Google’s latest iteration of its open-model architecture, Gemma 4, is proving capable of handling complex agentic coding tasks locally. Developer Daniel Vaughan recently tested the model in the Codex CLI, aiming to determine if it could serve as a viable, private alternative to cloud-based models like GPT-5.4.
For the test, Vaughan utilized two distinct hardware configurations. His first setup featured a 24 GB M4 Pro MacBook Pro running the 26B Mixture-of-Experts (MoE) variant via llama.cpp. His second setup used a Dell Pro Max GB10 equipped with 128 GB of unified memory and an NVIDIA Blackwell chip to run the 31B Dense variant via Ollama v0.20.5.
Vaughan’s primary motivation for the shift was to address the rising costs of API usage and to resolve privacy concerns regarding sensitive codebases. He noted that cloud-based models often present issues with throttling and price volatility, making local execution a more resilient choice for day-to-day work.
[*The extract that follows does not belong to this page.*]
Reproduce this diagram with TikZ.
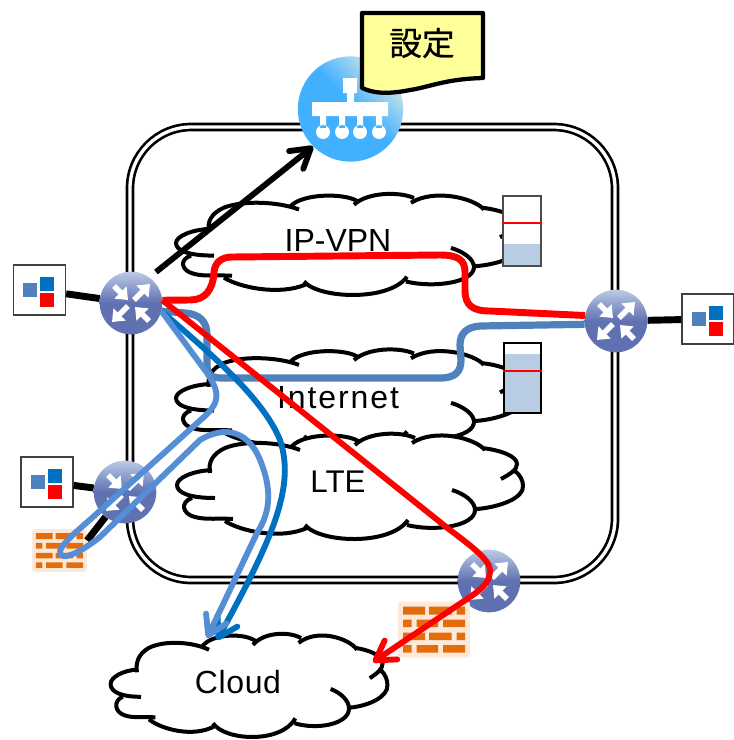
\documentclass[tikz,border=0pt]{standalone}
\usepackage{fontspec}
\setmainfont{Liberation Sans}
\newfontfamily\cjkfont[FakeBold=0.6]{Noto Sans CJK JP}
\usetikzlibrary{shapes,arrows,arrows.meta}
\definecolor{routerblue}{HTML}{6071B1}
\definecolor{routerlight}{HTML}{BCCAE6}
\definecolor{ctrlblue}{HTML}{41B0FF}
\definecolor{ctrllight}{HTML}{BFE0EA}
\definecolor{noteyellow}{HTML}{FFFF99}
\definecolor{brickorange}{HTML}{E46C0A}
\definecolor{brickback}{HTML}{FDE9D9}
\definecolor{levelblue}{HTML}{B8CCE4}
\definecolor{steelblue}{HTML}{4F81BD}
\definecolor{darkblue}{HTML}{0070C0}
\definecolor{lightblue}{HTML}{558ED5}
\pgfdeclareverticalshading{routershade}{100bp}{color(0bp)=(routerblue); color(50bp)=(routerblue); color(75bp)=(routerlight); color(100bp)=(routerlight)}
\pgfdeclareverticalshading{ctrlshade}{100bp}{color(0bp)=(ctrlblue); color(52bp)=(ctrlblue); color(72bp)=(ctrllight); color(100bp)=(ctrllight)}
\tikzstyle{frame} = [rectangle, draw=black, line width=2pt, double, double distance=2.5pt, rounded corners=46pt, minimum width=363.75pt, minimum height=339.75pt]
\tikzstyle{cloudline} = [draw=black, line width=3pt, fill=white]
\tikzstyle{cloudtext} = [font=\fontsize{24}{24}\selectfont, inner sep=0pt]
\tikzstyle{router} = [circle, shading=routershade, minimum size=47pt, inner sep=0pt]
\tikzstyle{ctrl} = [circle, shading=ctrlshade, shading angle=-45, minimum size=79pt, inner sep=0pt]
\tikzstyle{site} = [rectangle, draw=black!75, line width=1pt, fill=white, minimum width=39pt, minimum height=37.5pt, inner sep=0pt]
\tikzstyle{gauge} = [rectangle, draw=black!70, line width=1.3pt, fill=white, inner sep=0pt]
\tikzstyle{note} = [draw=black, line width=3.2pt, line join=round, fill=noteyellow]
\tikzstyle{firewall} = [rectangle, fill=brickback, rounded corners=2pt, minimum width=54pt, minimum height=42pt, inner sep=0pt, transform shape]
\tikzstyle{inarrow} = [draw=white, line width=4pt, -{Triangle[length=8pt,width=12.5pt]}]
\tikzstyle{wire} = [draw=black, line width=5.2pt]
\tikzstyle{arrow} = [line width=4.4pt, -{Straight Barb[length=14pt,width=17pt,round]}]
\newcommand{\netcloud}[5]{
  \begin{scope}[shift={(#2,#3)},xscale=#4,yscale=#5]
    \fill [white] (-140,-15) -- (-172,-3) -- (-165,20) -- (-125,33) -- (-83,47) -- (7,52) -- (83,40) -- (125,22) -- (173,-2) -- (167,-24) -- (132,-40) -- (97,-53) -- (33,-53) -- (-27,-52) -- (-90,-45) -- (-135,-35) -- cycle;
    \draw [cloudline] (-138,-18) .. controls (-158,-17) and (-173,-10) .. (-173,-3) .. controls (-173,5) and (-160,10) .. (-135,10)
      (-158,10) .. controls (-170,14) and (-168,26) .. (-155,29) .. controls (-145,32) and (-130,30) .. (-117,31)
      (-125,33) .. controls (-110,43) and (-70,52) .. (-43,40)
      (-45,37) .. controls (-30,55) and (40,58) .. (58,32)
      (57,37) .. controls (85,44) and (125,38) .. (125,22) .. controls (125,14) and (115,6) .. (102,2)
      (127,21) .. controls (150,19) and (174,10) .. (173,-2) .. controls (173,-8) and (170,-13) .. (165,-17)
      (151,-9) .. controls (160,-14) and (167,-18) .. (167,-24) .. controls (167,-32) and (150,-38) .. (132,-40)
      (135,-38) .. controls (125,-50) and (85,-60) .. (62,-45)
      (65,-50) .. controls (50,-57) and (18,-56) .. (5,-43)
      (8,-47) .. controls (-5,-55) and (-45,-55) .. (-58,-42)
      (-50,-38) .. controls (-70,-46) and (-105,-48) .. (-125,-40) .. controls (-138,-34) and (-142,-25) .. (-140,-15);
  \end{scope}
}
\newcommand{\routernode}[3]{
  \node (#1) [router] at (#2,#3) {};
  \draw [inarrow] ([shift={(-17,-17)}]#1.center) -- ([shift={(-3,-3)}]#1.center);
  \draw [inarrow] ([shift={(3,-3)}]#1.center) -- ([shift={(19,-19)}]#1.center);
  \draw [inarrow] ([shift={(-3,3)}]#1.center) -- ([shift={(-19,19)}]#1.center);
  \draw [inarrow] ([shift={(18,18)}]#1.center) -- ([shift={(4,4)}]#1.center);
}
\newcommand{\sitenode}[3]{
  \node (#1) [site] at (#2,#3) {};
  \fill [steelblue] ([shift={(-16.5,-7)}]#1.center) rectangle +(14,14);
  \fill [darkblue] ([shift={(0.5,-13)}]#1.center) rectangle +(14,14);
  \fill [red] ([shift={(0.5,3)}]#1.center) rectangle +(14,14);
}
\newcommand{\firewallnode}[4]{
  \begin{scope}[shift={(#2,#3)},scale=#4]
    \node (#1) [firewall] at (0,0) {};
    \fill [brickorange] (-31,-23) rectangle (-9,-15) (-5,-23) rectangle (17.5,-15) (22.5,-23) rectangle (31,-15)
      (-31,-10) rectangle (-22.5,-2.5) (-17.5,-10) rectangle (4,-2.5) (9,-10) rectangle (31,-2.5)
      (-31,3) rectangle (-9,10.5) (-5,3) rectangle (17.5,10.5) (22.5,3) rectangle (31,10.5)
      (-31,15.5) rectangle (-22.5,23) (-17.5,15.5) rectangle (4,23) (9,15.5) rectangle (31,23);
  \end{scope}
}
\begin{document}
\begin{tikzpicture}[x=0.75pt,y=-0.75pt]
        \useasboundingbox (0,0) rectangle (733,740);
        \node (domain) [frame] at (372.5,353.5) {};
        % the overlay networks
        \netcloud{vpncloud}{349}{246}{1}{0.96}
        \node (vpn) [cloudtext] at (338,240) {IP-VPN};
        \netcloud{netcloud}{349}{401}{1}{0.95}
        \node (net) [cloudtext] at (338,398) {\addfontfeature{LetterSpace=6}Internet};
        \netcloud{ltecloud}{350}{488}{1}{1}
        \node (lte) [cloudtext, font=\fontsize{23.5}{23.5}\selectfont] at (338,482) {LTE};
        \netcloud{extcloud}{249}{687}{0.8}{0.98}
        \node (ext) [cloudtext] at (238,682) {\addfontfeature{LetterSpace=2}Cloud};
        % queue levels
        \node (vpnbar) [gauge, minimum width=28pt, minimum height=52.5pt] at (522,231) {};
        \fill [levelblue] (504,244) rectangle (540,265);
        \draw [red, line width=1.1pt] (vpnbar.west |- 0,223) -- (vpnbar.east |- 0,223);
        \node (netbar) [gauge, draw=black, minimum width=27.5pt, minimum height=52.5pt] at (522.5,378) {};
        \fill [levelblue] (505,354) rectangle (540,412);
        \draw [red, line width=1.1pt] (netbar.west |- 0,371) -- (netbar.east |- 0,371);
        % controller and its note
        \node (ctrl) [ctrl] at (350.5,109) {};
        \fill [white] (343,78) rectangle (357,93) (347,93) rectangle (354,102) (312,102) rectangle (388,116)
          (320,116) rectangle (326,128) (339,116) rectangle (345,128) (357,116) rectangle (363,128) (376,116) rectangle (382,128)
          (323,132) circle (7) (342,132) circle (7) (360,132) circle (7) (379,132) circle (7);
        \draw [note] (362,13) -- (483,13) -- (483,78) .. controls (445,79) and (430,87) .. (410,90) .. controls (390,94) and (375,94) .. (362,88) -- cycle;
        \node (setting) at (422,43) {\cjkfont\fontsize{24.5}{24.5}\selectfont 設定};
        % edge devices
        \routernode{ra}{131}{303}
        \routernode{rb}{616}{321}
        \routernode{rc}{125}{492}
        \routernode{rd}{489}{581}
        \sitenode{sitea}{39.5}{290}
        \sitenode{siteb}{708}{319}
        \sitenode{sitec}{47}{482}
        \firewallnode{fwa}{59.5}{550.5}{0.76}
        \firewallnode{fwb}{434}{629.5}{1}
        \draw [wire] (sitea) -- (ra);
        \draw [wire] (siteb) -- (rb);
        \draw [wire] (sitec) -- (rc);
        \draw [wire] (rc) -- ([yshift=7.5pt]fwa.east);
        \coordinate (mgmt) at (156,272);
        \draw [arrow] (mgmt) -- (ctrl.225);
        % traffic paths
        \draw [steelblue, line width=5.4pt] (ra.-15) -- (185,313) .. controls (200,314) and (207,322) .. (207,335) -- (207,365) .. controls (207,375) and (212,378) .. (222,378) -- (440,378) .. controls (455,378) and (461,372) .. (461,360) -- (460,345) .. controls (460,333) and (467,327) .. (480,326) -- (rb.186);
        \draw [arrow, darkblue] (ra.-15) .. controls (200,345) and (262,395) .. (280,440) .. controls (295,485) and (275,535) .. (217,640);
        \draw [arrow, lightblue] (ra.-15) -- (207,373) .. controls (218,390) and (222,400) .. (205,416) -- (93,517) .. controls (75,533) and (50,553) .. (64,556) .. controls (72,557) and (90,545) .. (100,537) -- (200,440) .. controls (225,425) and (250,430) .. (262,465) .. controls (275,500) and (265,520) .. (257,533) -- (207,638);
        \draw [red, line width=5.2pt] (ra.5) -- (190,300) .. controls (205,300) and (213,290) .. (214,272) .. controls (215,262) and (222,257) .. (232,257) -- (440,255) .. controls (458,255) and (465,260) .. (465,272) -- (465,290) .. controls (465,305) and (472,311) .. (490,311) -- (rb.170);
        \draw [arrow, red] (ra.5) -- (450,530) .. controls (470,545) and (490,560) .. (490,570) .. controls (490,580) and (485,587) .. (470,597) -- (373,662);
\end{tikzpicture}
\end{document}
Overcoming tool-calling limitations
Previous versions of Gemma failed to provide a foundation for agentic coding due to poor tool-calling accuracy. According to benchmarks, earlier models scored only 6.6 percent on the tau2-bench function-calling test. However, the Gemma 4 31B model has improved this performance significantly, scoring 86.4 percent on the same benchmark.
"Gemma 4 31B scores 86.4 per cent on the same benchmark. That is what made this test worth running," Vaughan wrote. This capability allows the model to reliably read files, write code, and apply patches without needing to send requests to an external server.
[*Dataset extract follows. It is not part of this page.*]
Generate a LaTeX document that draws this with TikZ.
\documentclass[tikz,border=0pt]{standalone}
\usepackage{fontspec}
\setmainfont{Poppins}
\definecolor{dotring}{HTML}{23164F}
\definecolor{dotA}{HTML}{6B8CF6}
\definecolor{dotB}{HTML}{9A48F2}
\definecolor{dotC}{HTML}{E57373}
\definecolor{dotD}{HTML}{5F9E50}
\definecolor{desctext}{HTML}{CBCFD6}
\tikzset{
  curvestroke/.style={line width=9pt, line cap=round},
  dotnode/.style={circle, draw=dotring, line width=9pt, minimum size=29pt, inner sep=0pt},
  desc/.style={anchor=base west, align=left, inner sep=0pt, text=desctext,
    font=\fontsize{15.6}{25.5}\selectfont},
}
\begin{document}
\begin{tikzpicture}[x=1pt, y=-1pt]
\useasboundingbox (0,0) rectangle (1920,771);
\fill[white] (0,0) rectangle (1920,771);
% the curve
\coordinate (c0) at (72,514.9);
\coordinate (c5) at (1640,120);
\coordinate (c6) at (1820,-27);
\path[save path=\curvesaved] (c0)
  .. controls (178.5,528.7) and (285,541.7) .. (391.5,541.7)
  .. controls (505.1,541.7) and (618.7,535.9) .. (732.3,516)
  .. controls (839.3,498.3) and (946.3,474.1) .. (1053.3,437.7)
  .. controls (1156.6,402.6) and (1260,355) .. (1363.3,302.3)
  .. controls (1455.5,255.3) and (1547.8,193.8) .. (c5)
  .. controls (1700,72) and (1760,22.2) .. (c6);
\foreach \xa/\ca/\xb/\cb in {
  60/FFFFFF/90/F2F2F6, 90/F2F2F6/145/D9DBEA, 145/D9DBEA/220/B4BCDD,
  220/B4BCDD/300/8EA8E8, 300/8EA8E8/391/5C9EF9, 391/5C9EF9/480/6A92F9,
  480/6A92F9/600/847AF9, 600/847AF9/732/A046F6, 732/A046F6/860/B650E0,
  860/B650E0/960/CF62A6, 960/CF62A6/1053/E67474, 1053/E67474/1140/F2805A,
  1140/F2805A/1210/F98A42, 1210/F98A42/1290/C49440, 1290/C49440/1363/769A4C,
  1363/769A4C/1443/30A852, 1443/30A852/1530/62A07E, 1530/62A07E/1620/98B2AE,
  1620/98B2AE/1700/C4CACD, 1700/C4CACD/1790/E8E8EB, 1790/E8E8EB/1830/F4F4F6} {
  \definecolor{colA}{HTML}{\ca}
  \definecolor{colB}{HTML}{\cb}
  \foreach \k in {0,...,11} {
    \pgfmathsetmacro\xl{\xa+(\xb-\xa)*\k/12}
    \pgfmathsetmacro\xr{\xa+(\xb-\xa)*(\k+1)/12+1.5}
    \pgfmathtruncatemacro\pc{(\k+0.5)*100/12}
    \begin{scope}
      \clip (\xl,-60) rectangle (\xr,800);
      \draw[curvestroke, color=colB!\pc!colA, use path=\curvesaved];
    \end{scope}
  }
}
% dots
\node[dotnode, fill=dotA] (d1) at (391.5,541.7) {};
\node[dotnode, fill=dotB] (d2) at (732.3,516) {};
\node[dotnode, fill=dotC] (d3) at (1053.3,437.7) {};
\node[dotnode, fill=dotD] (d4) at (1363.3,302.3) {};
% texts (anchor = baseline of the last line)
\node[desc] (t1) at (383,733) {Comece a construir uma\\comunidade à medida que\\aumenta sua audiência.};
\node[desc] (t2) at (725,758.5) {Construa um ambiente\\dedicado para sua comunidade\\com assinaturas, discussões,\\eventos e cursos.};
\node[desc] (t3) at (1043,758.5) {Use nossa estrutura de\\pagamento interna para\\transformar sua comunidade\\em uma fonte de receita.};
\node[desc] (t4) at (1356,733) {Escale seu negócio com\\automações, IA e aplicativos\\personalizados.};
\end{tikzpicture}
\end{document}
The transition to local hardware was not without obstacles. Vaughan reported that initial attempts were hindered by software bugs, specifically within the Ollama streaming process. He found that v0.20.3 incorrectly routed tool-call responses to the reasoning output rather than the tool-call field. These challenges required a full day of debugging to resolve before the model could function effectively as a coding agent.
Vaughan’s findings suggest that while local inference requires more setup time, the model quality is sufficient to compete with cloud-based alternatives for professional coding tasks. By moving the workload to local hardware, developers can maintain control over their data while mitigating the ongoing costs associated with high-frequency API calls.